### [Work instructions]
Gather up the lines that contain "React".

## begin Collected material

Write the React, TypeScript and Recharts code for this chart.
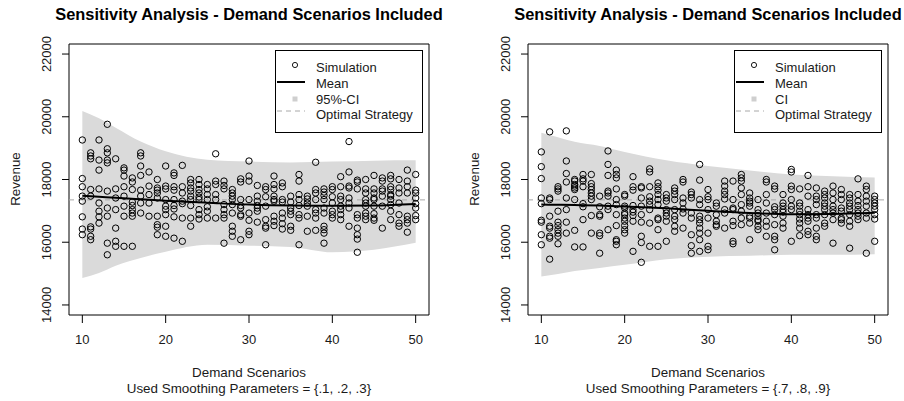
import React from 'react';
import { ComposedChart, Area, Line, Scatter, XAxis, YAxis, ReferenceLine, ReferenceArea, Customized } from 'recharts';

const scenarios = [10, 11, 12, 13, 14, 15, 16, 17, 18, 19, 20, 21, 22, 23, 24, 25, 26, 27, 28, 29, 30,
  31, 32, 33, 34, 35, 36, 37, 38, 39, 40, 41, 42, 43, 44, 45, 46, 47, 48, 49, 50];
const xTicks = [10, 20, 30, 40, 50];
const yTicks = [14000, 16000, 18000, 20000, 22000];
const optimalRevenue = 17350;

// simulated revenue per demand scenario, smoothing params {.1, .2, .3}
const simLow = [
  [19260, 18030, 17770, 17470, 17310, 16810, 16420, 16240],
  [18850, 18750, 18660, 17680, 17470, 16490, 16420, 16190, 16080],
  [19260, 18620, 18300, 17700, 17250, 16990, 16810, 16610],
  [19760, 18980, 18850, 18620, 18530, 17630, 17090, 16830, 15970, 15600],
  [18660, 17700, 17410, 17040, 16450, 16030, 15870],
  [18370, 18300, 18110, 17770, 17470, 17150, 16830, 15870],
  [18050, 17920, 17680, 17280, 17170, 17040, 16930, 16830, 15870],
  [18850, 18750, 18430, 18130, 17660, 17470, 17250, 16930],
  [18240, 17790, 17520, 17250, 16830],
  [18000, 17730, 17660, 17570, 17410, 16830, 16560, 16480, 16240],
  [18430, 17790, 17700, 17360, 17150, 17040, 16880, 16510, 16190],
  [18210, 18130, 17770, 17660, 17360, 17170, 17060, 16810, 16130],
  [18450, 17770, 17570, 17310, 17230, 16770, 16030],
  [18000, 17890, 17730, 17630, 17470, 17360, 17170, 16770, 16510],
  [18000, 17840, 17680, 17570, 17440, 17360, 17040, 16880, 16740],
  [17840, 17700, 17520, 17360, 17130, 16990, 16770],
  [18820, 17950, 17840, 17520, 17360, 16770],
  [17950, 17810, 17700, 17200, 17040, 16880, 16770, 15970],
  [17680, 17570, 17470, 17360, 17200, 16930, 16510, 16350, 16190],
  [18020, 17920, 17360, 17170, 17090, 16880, 16830, 16080],
  [18590, 18110, 17950, 17360, 16930, 16700, 16350, 16240],
  [17810, 17470, 17310, 17170, 17090, 16990, 16640],
  [17770, 17680, 17450, 17150, 16720, 16510, 16450, 15920],
  [18110, 17840, 17700, 17470, 17360, 17310, 16830, 16670, 16530],
  [17890, 17770, 17360, 17280, 16930, 16770, 16590, 16420],
  [17470, 17280, 17090, 16990, 16880, 16510, 16380],
  [18160, 17950, 17520, 17360, 17170, 16880, 16770, 15920],
  [17470, 17380, 17250, 17150, 16830, 16350],
  [18550, 17680, 17570, 17360, 17040, 16930, 16770, 16380],
  [17700, 17600, 17490, 17360, 17090, 16930, 16510, 16400, 16290, 15970],
  [17770, 17680, 17450, 17250, 16990, 16880, 16770],
  [18090, 17770, 17470, 17360, 17150, 17040, 16880, 16720],
  [19210, 18240, 17790, 17730, 17410, 17250, 17090, 16510],
  [17980, 17920, 17700, 16880, 16770, 16450, 16240, 16100, 15680],
  [18000, 17700, 17570, 17360, 17250, 17150, 16930, 16830, 16720],
  [18130, 17700, 17570, 17410, 17360, 17150, 16910, 16770, 16700],
  [18050, 17950, 17700, 17630, 17470, 17150, 16450],
  [18130, 18020, 17770, 17680, 17520, 17470, 17360, 17200, 16990, 16720],
  [18000, 17730, 17570, 17250, 16880, 16610, 16510],
  [18300, 17950, 17770, 17570, 16830, 16720, 16610, 16320],
  [18160, 17660, 17570, 17410, 17230, 17090, 16850, 16720],
];

// smoothing params {.7, .8, .9}
const simHigh = [
  [18880, 18410, 18030, 17410, 17230, 16700, 16640, 16240, 15920],
  [19520, 17410, 17360, 16830, 16510, 16450, 16190, 16130, 15460],
  [17770, 17700, 17630, 16990, 16640, 16530, 16400, 16290, 16190, 15950],
  [19550, 18590, 18190, 17920, 17410, 17040, 16640, 16290],
  [18000, 17950, 17840, 17790, 17730, 17680, 17360, 16380, 15850],
  [18160, 18020, 17950, 17770, 17230, 17130, 16720, 15850],
  [18160, 17870, 17770, 17680, 17570, 17470, 17360, 16850, 16290],
  [17470, 17130, 16880, 16830, 16290, 16210, 15650],
  [18910, 18480, 18130, 17630, 17570, 17470, 17150, 17040, 16400],
  [18300, 18160, 18050, 17700, 17360, 17200, 16880, 16530, 16080, 16030, 15920],
  [17520, 17470, 17150, 17090, 16930, 16880, 16770, 16670, 16530, 16400, 16290],
  [18090, 17770, 17660, 17170, 17040, 16960, 16850, 16670, 15710],
  [17770, 17730, 17410, 17150, 16880, 16640, 16190, 15990, 15360],
  [18340, 18240, 17770, 17450, 17310, 17200, 17040, 16610, 15870],
  [17890, 17770, 17660, 17520, 17360, 17200, 16770, 16720, 16400, 15870],
  [17520, 17410, 17310, 17040, 16930, 16830, 16670, 16030],
  [17730, 17630, 17520, 17360, 17040, 16830, 16720, 16510, 16350],
  [18000, 17920, 17410, 17250, 17060, 16930, 16450],
  [17600, 17520, 17410, 16930, 16770, 16240, 15890, 15650],
  [18480, 17980, 17360, 17200, 16830, 16720, 16610, 16450, 16290, 16080, 15710],
  [17680, 17450, 17360, 17040, 16770, 16290, 15870, 15760],
  [17250, 17150, 16880, 16670, 16560, 16510],
  [17950, 17790, 17630, 17520, 17380, 17040, 16930, 16450],
  [17950, 17360, 17090, 17040, 16670, 16530, 16030, 15950],
  [18160, 18050, 17950, 17730, 17520, 17200, 16990, 16770, 16560],
  [17570, 17410, 17310, 17250, 17150, 16830, 16770, 16610, 16080],
  [17360, 17040, 16930, 16830, 16720, 16670, 16510, 16400],
  [18000, 17920, 17520, 17250, 16930, 16670, 16510, 16190],
  [17790, 17700, 17130, 17040, 16880, 16560, 16190, 16080, 15760],
  [17520, 17250, 17150, 17040, 16960, 16830, 16610, 16450],
  [18320, 18240, 17790, 17680, 17360, 17150, 17040, 16030],
  [17700, 17250, 17150, 16990, 16880, 16740, 16610, 16450, 16210],
  [18130, 17770, 17470, 17040, 16880, 16770, 16670, 16350, 16240],
  [17730, 17470, 17360, 17200, 16880, 16770, 16450, 16190, 16080],
  [17630, 17520, 17410, 17250, 17150, 17040, 16880, 16610, 16510],
  [17790, 17570, 17360, 17150, 17040, 16930, 16720, 15970],
  [17680, 17520, 17360, 17090, 16990, 16770, 16720, 16610],
  [17520, 17410, 17250, 17150, 17040, 16880, 16670, 16510, 15810],
  [18020, 17520, 17310, 17170, 17040, 16930, 16830, 16720],
  [17790, 17680, 17470, 17310, 17150, 16930, 16770, 15650],
  [17470, 17360, 17250, 17150, 17040, 16880, 16740, 16030],
];

// mean curve and 95% band, read at these scenarios
const bandX = [10, 12, 14, 17, 20, 25, 30, 35, 40, 45, 50];
const lowUpper = [20180, 19950, 19650, 19210, 18900, 18630, 18570, 18540, 18570, 18600, 18610];
const lowLower = [14860, 15020, 15250, 15500, 15700, 15920, 15890, 15850, 15680, 15760, 15980];
const lowMean = [17480, 17450, 17420, 17370, 17320, 17260, 17200, 17170, 17160, 17170, 17220];
const highUpper = [19490, 19350, 19200, 19070, 18880, 18610, 18430, 18290, 18160, 18100, 18060];
const highLower = [14910, 14990, 15080, 15180, 15280, 15460, 15540, 15570, 15600, 15600, 15620];
const highMean = [17200, 17195, 17185, 17170, 17140, 17080, 17000, 16930, 16890, 16900, 16940];

const FONT = '"Liberation Sans", Arial, sans-serif';

const Dot = (props: any) => (
  <circle cx={props.cx} cy={props.cy} r={3.2} fill="none" stroke="#000" strokeWidth={1} />
);

const YTick = (props: any) => {
  const { x, y, payload } = props;
  const bx = x - 9;
  return (
    <text x={bx} y={y} transform={`rotate(-90, ${bx}, ${y})`} textAnchor="middle" fontSize={13} fill="#1a1a1a" fontFamily={FONT}>
      {payload.value}
    </text>
  );
};

const Overlay = ({ ciLabel, params }: { ciLabel: string; params: string }) => (
  <g fontFamily={FONT}>
    <text x={249} y={20} textAnchor="middle" fontSize={16.4} fontWeight="bold" fill="#000">
      Sensitivity Analysis - Demand Scenarios Included
    </text>
    <text x={20} y={179} transform="rotate(-90, 20, 179)" textAnchor="middle" fontSize={13.4} fill="#1a1a1a">Revenue</text>
    <text x={249} y={377} textAnchor="middle" fontSize={13.4} fill="#1a1a1a">Demand Scenarios</text>
    <text x={249} y={393} textAnchor="middle" fontSize={13.4} fill="#1a1a1a">{`Used Smoothing Parameters = ${params}`}</text>
    <rect x={275.5} y={50.5} width={147} height={82} fill="#fff" stroke="#000" />
    <circle cx={295} cy={65} r={2.6} fill="none" stroke="#000" strokeWidth={0.9} />
    <line x1={277} y1={82} x2={305} y2={82} stroke="#000" strokeWidth={2} />
    <rect x={292.5} y={96.5} width={5} height={5} fill="#cfcfcf" />
    <line x1={277} y1={111} x2={305} y2={111} stroke="#a8a8a8" strokeDasharray="5 4" />
    <g fontSize={13} fill="#1a1a1a">
      <text x={316} y={71.5}>Simulation</text>
      <text x={316} y={87.5}>Mean</text>
      <text x={316} y={103.5}>{ciLabel}</text>
      <text x={316} y={118.5}>Optimal Strategy</text>
    </g>
  </g>
);

type PanelProps = {
  sim: number[][];
  upper: number[];
  lower: number[];
  mean: number[];
  ciLabel: string;
  params: string;
  width: number;
};

const Panel = ({ sim, upper, lower, mean, ciLabel, params, width }: PanelProps) => {
  const bandData = bandX.map((x, i) => ({ x, ci: [lower[i], upper[i]], mean: mean[i] }));
  const points = scenarios.flatMap((x, i) => sim[i].map((y) => ({ x, y })));
  return (
    <ComposedChart width={width} height={401} data={bandData} margin={{ top: 44, right: width - 429, bottom: 0, left: 0 }}>
      <XAxis dataKey="x" type="number" domain={[8.4, 51.6]} ticks={xTicks} allowDataOverflow interval={0}
        axisLine={false} tickLine={{ stroke: '#000' }} tickSize={8} tickMargin={12} height={86}
        tick={{ fill: '#1a1a1a', fontSize: 13, fontFamily: FONT }} />
      <YAxis type="number" domain={[13680, 22320]} ticks={yTicks} allowDataOverflow interval={0}
        axisLine={false} tickLine={{ stroke: '#000' }} tickSize={7} width={69} tick={YTick} />
      <Area dataKey="ci" type="monotone" fill="#dadada" fillOpacity={1} stroke="none" isAnimationActive={false} />
      <ReferenceLine y={optimalRevenue} stroke="#a8a8a8" strokeDasharray="5 4" />
      <Scatter data={points} dataKey="y" shape={Dot} isAnimationActive={false} />
      <Line dataKey="mean" type="monotone" stroke="#000" strokeWidth={2} dot={false} isAnimationActive={false} />
      <ReferenceArea x1={8.4} x2={51.6} y1={13680} y2={22320} fill="none" fillOpacity={0} stroke="#000" ifOverflow="visible" />
      <Customized component={() => <Overlay ciLabel={ciLabel} params={params} />} />
    </ComposedChart>
  );
};

export default function App() {
  return (
    <div style={{ position: 'absolute', left: 0, top: 0, width: 904, height: 401, background: '#fff' }}>
      <div style={{ position: 'absolute', left: 0, top: 0 }}>
        <Panel sim={simLow} upper={lowUpper} lower={lowLower} mean={lowMean} ciLabel="95%-CI" params="{.1, .2, .3}" width={459} />
      </div>
      <div style={{ position: 'absolute', left: 459, top: 0 }}>
        <Panel sim={simHigh} upper={highUpper} lower={highLower} mean={highMean} ciLabel="CI" params="{.7, .8, .9}" width={445} />
      </div>
    </div>
  );
}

## end Collected material

### [Output below]
Write the React, TypeScript and Recharts code for this chart.
import React from 'react';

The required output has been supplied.